修复flink-jdbc含有schema的表报不存在
程序员文章站
2022-03-28 22:32:09
博客背景 最近,使用flink读取postgresql的表数据时,代码一直报错,提示表不存在。通过debug发现,flink-jdbc的JDBCDialect类存在一点问题,现记录如下。环境说明flink版本:1.9.1scala版本:2.12postgresql数据库表结构:ipark_datacenter:– ods– t_test(id, name)测试代码import org.apache.flink.api.common.typeinfo.BasicT...
博客背景
最近,使用flink读取postgresql的表数据时,代码一直报错,提示表不存在。
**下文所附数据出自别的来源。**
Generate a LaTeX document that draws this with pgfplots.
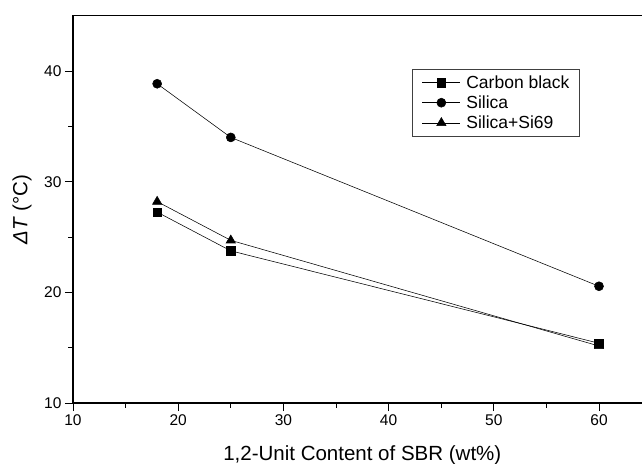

通过debug发现,flink-jdbc的JDBCDialect类存在一点问题,现记录如下。
环境说明
flink版本:1.9.1
scala版本:2.12
postgresql数据库表结构:
ipark_datacenter:
--ods
– t_test(id, name)
测试代码
import org.apache.flink.api.common.typeinfo.BasicTypeInfo;
import org.apache.flink.api.common.typeinfo.SqlTimeTypeInfo;
import org.apache.flink.api.common.typeinfo.TypeInformation;
import org.apache.flink.api.java.io.jdbc.JDBCAppendTableSink;
import org.apache.flink.api.java.io.jdbc.JDBCOptions;
import org.apache.flink.api.java.io.jdbc.JDBCTableSource;
import org.apache.flink.streaming.api.TimeCharacteristic;
import org.apache.flink.streaming.api.datastream.DataStream;
import org.apache.flink.streaming.api.environment.StreamExecutionEnvironment;
import org.apache.flink.table.api.Table;
import org.apache.flink.table.api.TableSchema;
import org.apache.flink.table.api.java.StreamTableEnvironment;
import org.apache.flink.table.descriptors.Json;
import org.apache.flink.table.descriptors.Kafka;
import org.apache.flink.table.descriptors.Rowtime;
import org.apache.flink.table.descriptors.Schema;
import org.apache.flink.table.types.DataType;
import org.apache.flink.table.types.utils.TypeConversions;
import org.apache.flink.types.Row;
/**
* @Author: maozl
* @Date: 2019/10/17 17:14
* @Description:
*/
public class FlinkJdbcDialectBugShow {
public static void main(String[] args) throws Exception {
StreamExecutionEnvironment env = StreamExecutionEnvironment.createLocalEnvironment();
StreamTableEnvironment tEnv = StreamTableEnvironment.create(env);
//jdbc
JDBCOptions jdbcOptions = JDBCOptions.builder()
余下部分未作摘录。